11. The semiconductor device of claim 10, further comprising:

a buried conductive pattern disposed in the substrate and interposed between the power rail via and the power rail.

12. The semiconductor device of claim 11, wherein a bottom surface of the first sub-film is in contact with the buried conductive pattern.

13. The semiconductor device of claim 10, wherein the first sub-film does not overlap the plurality of gate electrodes in the second direction.

14. The semiconductor device of claim 10, wherein the plurality of barrier films of the second sub-film do not completely overlap the plurality of source/drain patterns in the third direction.

15. The semiconductor device of claim 10, further comprising:

a plurality of source/drain contacts disposed on the plurality of source/drain patterns, respectively, and connected to the plurality of source/drain patterns, respectively,

wherein the power rail via is connected to at least some of the plurality of source/drain contacts.

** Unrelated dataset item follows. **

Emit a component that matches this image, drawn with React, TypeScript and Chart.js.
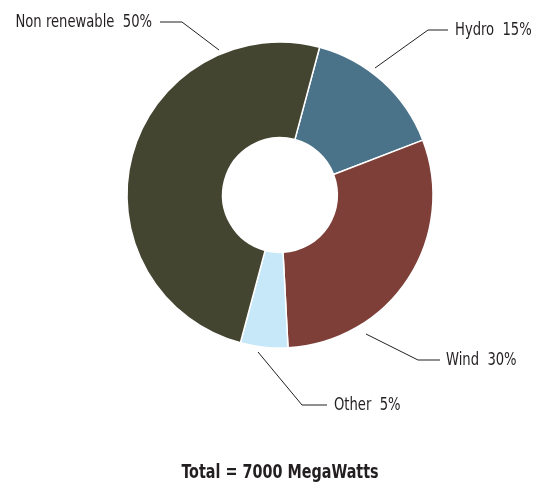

16. The semiconductor device of claim 10, wherein the first sub-film is composed of a different material from the filling film.

17. The semiconductor device of claim 10, wherein the first sub-film and the filling film are composed of the same material.

18. A semiconductor device comprising:

a substrate including a first surface and a second surface opposite to each other along a first direction;

an active pattern disposed on the first surface of the substrate and including a lower pattern extending in a second direction and one or more sheet patterns spaced apart from the lower pattern in the first direction;

a field insulating film disposed on the first surface of the substrate and covering sidewalls of the lower pattern;

a gate electrode disposed on the first surface of the substrate, surrounding the sheet patterns, and extending in a third direction;

a source/drain pattern disposed on one side of the gate electrode and connected to the lower pattern;

a source/drain contact disposed on the source/drain pattern and connected to the source/drain pattern;

a power rail disposed on the second surface of the substrate and extending in the second direction;

a buried conductive pattern disposed within the substrate and connected to the power rail;

a via trench disposed on one side of the gate electrode and one side of the source/drain pattern and penetrating through the field insulating film to expose the buried conductive pattern;

via insulating liners extending along outer sidewalls of the via trench; and

a power rail via disposed in the via trench, connected to the buried conductive pattern, and connected to the source/drain contact,

wherein the power rail via includes: a first sub-film connected to the buried conductive pattern and formed as a single film; and a second sub-film disposed on the first sub-film, wherein the second sub-film includes a plurality of barrier films extending along sidewalls of the via trench and a filling film disposed between adjacent barrier films of the plurality of barrier films and in contact with the first sub-film.

19. The semiconductor device of claim 18, wherein the first sub-film and the filling film are composed of different materials.

20. The semiconductor device of claim 18, wherein the first sub-film and the filling film are composed of the same material.